■ **Description of the task**: Write out the listing below in full and exactly, leaving out every picture.

§

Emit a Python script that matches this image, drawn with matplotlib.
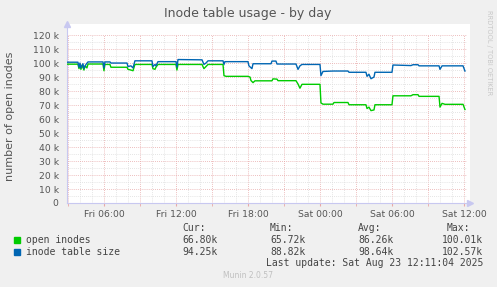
import matplotlib
matplotlib.use("Agg")
import matplotlib.pyplot as plt
import numpy as np

# hours since Fri 00:00, values in thousands
open_t = [2.92, 3.83, 3.92, 4.0, 4.08, 4.17, 4.33, 4.42, 4.58, 4.67, 5.92, 6.0, 6.08,
          6.5, 6.58, 7.92, 8.0, 8.25, 8.42, 8.58, 10.0, 10.08, 10.25, 10.33, 10.5,
          12.0, 12.08, 12.17, 14.17, 14.33, 14.5, 14.67, 15.92, 16.0, 16.17, 18.0,
          18.17, 18.25, 18.42, 18.58, 20.0, 20.08, 20.42, 20.5, 22.0, 22.17, 22.33,
          22.5, 24.0, 24.08, 24.25, 25.08, 25.17, 26.33, 26.42, 27.83, 27.92, 28.08,
          28.25, 28.5, 28.58, 30.0, 30.08, 31.58, 31.75, 32.17, 32.25, 33.92, 34.0,
          34.17, 34.42, 35.92, 36.08]
open_v = [99.2, 99.2, 96, 99, 95.5, 98.5, 95, 98, 96.5, 99.3, 99.3, 94.5, 99,
          99, 97, 97, 95.5, 95, 94.5, 99, 99, 96, 95.5, 97, 99,
          99, 95, 99, 99, 96, 97.5, 99, 99, 91, 90.5, 90.5,
          90, 87.5, 86, 87.3, 87.3, 88.7, 88.5, 87.4, 87.4, 85, 82,
          84.8, 84.8, 71.5, 70.6, 70.6, 71.8, 71.8, 70.2, 70.2, 67.5, 68.5,
          66, 66.5, 70.2, 70.2, 76.6, 76.6, 77.4, 77.4, 76.2, 76.2, 68.5,
          71.2, 70.5, 70.5, 66.8]

size_t = [2.92, 3.83, 3.92, 4.0, 4.08, 4.25, 4.33, 4.5, 4.67, 5.92, 6.0, 6.08,
          6.5, 6.58, 7.92, 8.0, 8.25, 8.42, 8.58, 10.0, 10.08, 10.25, 10.33, 10.5,
          12.0, 12.08, 12.17, 14.17, 14.33, 14.5, 14.67, 15.92, 16.0, 16.08, 18.0,
          18.08, 18.33, 18.42, 19.92, 20.0, 20.33, 20.42, 22.0, 22.17, 22.33, 22.5,
          24.0, 24.08, 24.25, 25.08, 26.33, 26.42, 27.83, 27.92, 28.08, 28.25, 28.5,
          28.58, 30.0, 30.08, 31.58, 31.75, 32.17, 32.25, 33.92, 34.0, 34.17, 35.92,
          36.08]
size_v = [100.6, 100.6, 97, 100, 96.5, 99.5, 96, 99, 100.8, 100.8, 96.5, 100.8,
          100.8, 100, 100, 97.5, 98, 96.5, 101.6, 101.6, 97.5, 99, 98, 101,
          101, 97, 102.5, 102.3, 99, 100, 101.6, 101.6, 99, 101, 101,
          98, 96, 99.5, 99.5, 101.4, 101.4, 99.3, 99.3, 95.5, 98, 99,
          99, 91, 94, 94.3, 94.3, 93.4, 93.4, 90.5, 92, 88.8, 90,
          93.4, 93.4, 98.6, 98.2, 98.8, 98.8, 98, 98, 95.5, 98, 98,
          94.3]

tick_hours = [6, 12, 18, 24, 30, 36]
tick_labels = ["Fri 06:00", "Fri 12:00", "Fri 18:00", "Sat 00:00", "Sat 06:00", "Sat 12:00"]
y_ticks = [0, 10, 20, 30, 40, 50, 60, 70, 80, 90, 100, 110, 120]

legend_names = ["open inodes", "inode table size"]
colors = ["#00cc00", "#0066b3"]
cur = ["66.80k", "94.25k"]
mins = ["65.72k", "88.82k"]
avgs = ["86.26k", "98.64k"]
maxs = ["100.01k", "102.57k"]

W, H = 497, 287
fig = plt.figure(figsize=(W / 100, H / 100), dpi=100, facecolor="#f0f0f0")
ax = fig.add_axes([67 / W, (H - 203) / H, 403 / W, (203 - 24) / H], facecolor="white")

x_lo, x_hi = 2.92, 36.5
y_hi = 127.9
ax.set_xlim(x_lo, x_hi)
ax.set_ylim(0, y_hi)

# grid: minor gray, major red
for h in np.arange(3, 37, 1):
    col = "#e8a8a8" if h % 3 == 0 else "#dcdcdc"
    ax.plot([h, h], [0, 120], color=col, lw=0.6, ls=(0, (1, 1.5)), zorder=1)
for v in np.arange(5, 121, 5):
    col = "#e8a8a8" if v % 10 == 0 else "#dcdcdc"
    ax.plot([x_lo, 36.25], [v, v], color=col, lw=0.6, ls=(0, (1, 1.5)), zorder=1)

ax.plot(open_t, open_v, color=colors[0], lw=1.0, zorder=3)
ax.plot(size_t, size_v, color=colors[1], lw=1.0, zorder=3)

for s in ["top", "right"]:
    ax.spines[s].set_visible(False)
for s in ["left", "bottom"]:
    ax.spines[s].set_color("#c8c8f0")
    ax.spines[s].set_linewidth(0.8)
ax.plot([x_hi], [0], marker=">", color="#c8c8f0", ms=4, clip_on=False, zorder=4)
ax.plot([x_lo], [y_hi], marker="^", color="#c8c8f0", ms=4, clip_on=False, zorder=4)

ax.set_xticks(tick_hours)
ax.set_xticklabels(tick_labels)
ax.set_xticks(np.arange(3, 37, 3), minor=True)
ax.tick_params(axis="x", which="major", length=2.5, color="#e8a8a8", pad=2.5,
               labelsize=6.7, labelcolor="#555555")
ax.tick_params(axis="x", which="minor", length=2.5, color="#e8a8a8")
ax.set_yticks(y_ticks)
ax.set_yticklabels(["0"] + [f"{v} k" for v in y_ticks[1:]])
ax.tick_params(axis="y", length=0, pad=6, labelsize=6.7, labelcolor="#555555")

fig.text(248 / W, 1 - 13 / H, "Inode table usage - by day", ha="center", va="center",
         fontsize=9, color="#555555")
fig.text(10 / W, 1 - 116 / H, "number of open inodes", rotation=90, ha="center",
         va="center", fontsize=8, color="#555555")
fig.text(489 / W, 1 - 53 / H, "RRDTOOL / TOBI OETIKER", rotation=270, ha="center",
         va="center", fontsize=4.8, color="#c8c8c8")

mono = "DejaVu Sans Mono"
fs = 7
tc = "#444444"
for x, lab in [(182, "Cur:"), (270, "Min:"), (358, "Avg:"), (447, "Max:")]:
    fig.text(x / W, 1 - 228 / H, lab, ha="left", va="center", family=mono, fontsize=fs, color=tc)
for i, yy in enumerate([240, 252]):
    fig.patches.append(plt.Rectangle((14 / W, 1 - (yy + 3) / H), 6 / W, 6 / H,
                                     transform=fig.transFigure, color=colors[i]))
    fig.text(26 / W, 1 - yy / H, legend_names[i], ha="left", va="center", family=mono, fontsize=fs, color=tc)
    fig.text(182 / W, 1 - yy / H, cur[i], ha="left", va="center", family=mono, fontsize=fs, color=tc)
    fig.text(270 / W, 1 - yy / H, mins[i], ha="left", va="center", family=mono, fontsize=fs, color=tc)
    fig.text(358 / W, 1 - yy / H, avgs[i], ha="left", va="center", family=mono, fontsize=fs, color=tc)
    fig.text(483 / W, 1 - yy / H, maxs[i], ha="right", va="center", family=mono, fontsize=fs, color=tc)
fig.text(483 / W, 1 - 263 / H, "Last update: Sat Aug 23 12:11:04 2025", ha="right", va="center",
         family=mono, fontsize=fs, color=tc)
fig.text(248 / W, 1 - 276 / H, "Munin 2.0.57", ha="center", va="center", fontsize=5.5, color="#c0c0c0")

fig.savefig("out.png", dpi=100, facecolor=fig.get_facecolor())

§

■ **In response**:
Emit a Python script that matches this image, drawn with matplotlib.
import matplotlib
matplotlib.use("Agg")
import matplotlib.pyplot as plt
import numpy as np

# hours since Fri 00:00, values in thousands
open_t = [2.92, 3.83, 3.92, 4.0, 4.08, 4.17, 4.33, 4.42, 4.58, 4.67, 5.92, 6.0, 6.08,
          6.5, 6.58, 7.92, 8.0, 8.25, 8.42, 8.58, 10.0, 10.08, 10.25, 10.33, 10.5,
          12.0, 12.08, 12.17, 14.17, 14.33, 14.5, 14.67, 15.92, 16.0, 16.17, 18.0,
          18.17, 18.25, 18.42, 18.58, 20.0, 20.08, 20.42, 20.5, 22.0, 22.17, 22.33,
          22.5, 24.0, 24.08, 24.25, 25.08, 25.17, 26.33, 26.42, 27.83, 27.92, 28.08,
          28.25, 28.5, 28.58, 30.0, 30.08, 31.58, 31.75, 32.17, 32.25, 33.92, 34.0,
          34.17, 34.42, 35.92, 36.08]
open_v = [99.2, 99.2, 96, 99, 95.5, 98.5, 95, 98, 96.5, 99.3, 99.3, 94.5, 99,
          99, 97, 97, 95.5, 95, 94.5, 99, 99, 96, 95.5, 97, 99,
          99, 95, 99, 99, 96, 97.5, 99, 99, 91, 90.5, 90.5,
          90, 87.5, 86, 87.3, 87.3, 88.7, 88.5, 87.4, 87.4, 85, 82,
          84.8, 84.8, 71.5, 70.6, 70.6, 71.8, 71.8, 70.2, 70.2, 67.5, 68.5,
          66, 66.5, 70.2, 70.2, 76.6, 76.6, 77.4, 77.4, 76.2, 76.2, 68.5,
          71.2, 70.5, 70.5, 66.8]

size_t = [2.92, 3.83, 3.92, 4.0, 4.08, 4.25, 4.33, 4.5, 4.67, 5.92, 6.0, 6.08,
          6.5, 6.58, 7.92, 8.0, 8.25, 8.42, 8.58, 10.0, 10.08, 10.25, 10.33, 10.5,
          12.0, 12.08, 12.17, 14.17, 14.33, 14.5, 14.67, 15.92, 16.0, 16.08, 18.0,
          18.08, 18.33, 18.42, 19.92, 20.0, 20.33, 20.42, 22.0, 22.17, 22.33, 22.5,
          24.0, 24.08, 24.25, 25.08, 26.33, 26.42, 27.83, 27.92, 28.08, 28.25, 28.5,
          28.58, 30.0, 30.08, 31.58, 31.75, 32.17, 32.25, 33.92, 34.0, 34.17, 35.92,
          36.08]
size_v = [100.6, 100.6, 97, 100, 96.5, 99.5, 96, 99, 100.8, 100.8, 96.5, 100.8,
          100.8, 100, 100, 97.5, 98, 96.5, 101.6, 101.6, 97.5, 99, 98, 101,
          101, 97, 102.5, 102.3, 99, 100, 101.6, 101.6, 99, 101, 101,
          98, 96, 99.5, 99.5, 101.4, 101.4, 99.3, 99.3, 95.5, 98, 99,
          99, 91, 94, 94.3, 94.3, 93.4, 93.4, 90.5, 92, 88.8, 90,
          93.4, 93.4, 98.6, 98.2, 98.8, 98.8, 98, 98, 95.5, 98, 98,
          94.3]

tick_hours = [6, 12, 18, 24, 30, 36]
tick_labels = ["Fri 06:00", "Fri 12:00", "Fri 18:00", "Sat 00:00", "Sat 06:00", "Sat 12:00"]
y_ticks = [0, 10, 20, 30, 40, 50, 60, 70, 80, 90, 100, 110, 120]

legend_names = ["open inodes", "inode table size"]
colors = ["#00cc00", "#0066b3"]
cur = ["66.80k", "94.25k"]
mins = ["65.72k", "88.82k"]
avgs = ["86.26k", "98.64k"]
maxs = ["100.01k", "102.57k"]

W, H = 497, 287
fig = plt.figure(figsize=(W / 100, H / 100), dpi=100, facecolor="#f0f0f0")
ax = fig.add_axes([67 / W, (H - 203) / H, 403 / W, (203 - 24) / H], facecolor="white")

x_lo, x_hi = 2.92, 36.5
y_hi = 127.9
ax.set_xlim(x_lo, x_hi)
ax.set_ylim(0, y_hi)

# grid: minor gray, major red
for h in np.arange(3, 37, 1):
    col = "#e8a8a8" if h % 3 == 0 else "#dcdcdc"
    ax.plot([h, h], [0, 120], color=col, lw=0.6, ls=(0, (1, 1.5)), zorder=1)
for v in np.arange(5, 121, 5):
    col = "#e8a8a8" if v % 10 == 0 else "#dcdcdc"
    ax.plot([x_lo, 36.25], [v, v], color=col, lw=0.6, ls=(0, (1, 1.5)), zorder=1)

ax.plot(open_t, open_v, color=colors[0], lw=1.0, zorder=3)
ax.plot(size_t, size_v, color=colors[1], lw=1.0, zorder=3)

for s in ["top", "right"]:
    ax.spines[s].set_visible(False)
for s in ["left", "bottom"]:
    ax.spines[s].set_color("#c8c8f0")
    ax.spines[s].set_linewidth(0.8)
ax.plot([x_hi], [0], marker=">", color="#c8c8f0", ms=4, clip_on=False, zorder=4)
ax.plot([x_lo], [y_hi], marker="^", color="#c8c8f0", ms=4, clip_on=False, zorder=4)

ax.set_xticks(tick_hours)
ax.set_xticklabels(tick_labels)
ax.set_xticks(np.arange(3, 37, 3), minor=True)
ax.tick_params(axis="x", which="major", length=2.5, color="#e8a8a8", pad=2.5,
               labelsize=6.7, labelcolor="#555555")
ax.tick_params(axis="x", which="minor", length=2.5, color="#e8a8a8")
ax.set_yticks(y_ticks)
ax.set_yticklabels(["0"] + [f"{v} k" for v in y_ticks[1:]])
ax.tick_params(axis="y", length=0, pad=6, labelsize=6.7, labelcolor="#555555")

fig.text(248 / W, 1 - 13 / H, "Inode table usage - by day", ha="center", va="center",
         fontsize=9, color="#555555")
fig.text(10 / W, 1 - 116 / H, "number of open inodes", rotation=90, ha="center",
         va="center", fontsize=8, color="#555555")
fig.text(489 / W, 1 - 53 / H, "RRDTOOL / TOBI OETIKER", rotation=270, ha="center",
         va="center", fontsize=4.8, color="#c8c8c8")

mono = "DejaVu Sans Mono"
fs = 7
tc = "#444444"
for x, lab in [(182, "Cur:"), (270, "Min:"), (358, "Avg:"), (447, "Max:")]:
    fig.text(x / W, 1 - 228 / H, lab, ha="left", va="center", family=mono, fontsize=fs, color=tc)
for i, yy in enumerate([240, 252]):
    fig.patches.append(plt.Rectangle((14 / W, 1 - (yy + 3) / H), 6 / W, 6 / H,
                                     transform=fig.transFigure, color=colors[i]))
    fig.text(26 / W, 1 - yy / H, legend_names[i], ha="left", va="center", family=mono, fontsize=fs, color=tc)
    fig.text(182 / W, 1 - yy / H, cur[i], ha="left", va="center", family=mono, fontsize=fs, color=tc)
    fig.text(270 / W, 1 - yy / H, mins[i], ha="left", va="center", family=mono, fontsize=fs, color=tc)
    fig.text(358 / W, 1 - yy / H, avgs[i], ha="left", va="center", family=mono, fontsize=fs, color=tc)
    fig.text(483 / W, 1 - yy / H, maxs[i], ha="right", va="center", family=mono, fontsize=fs, color=tc)
fig.text(483 / W, 1 - 263 / H, "Last update: Sat Aug 23 12:11:04 2025", ha="right", va="center",
         family=mono, fontsize=fs, color=tc)
fig.text(248 / W, 1 - 276 / H, "Munin 2.0.57", ha="center", va="center", fontsize=5.5, color="#c0c0c0")

fig.savefig("out.png", dpi=100, facecolor=fig.get_facecolor())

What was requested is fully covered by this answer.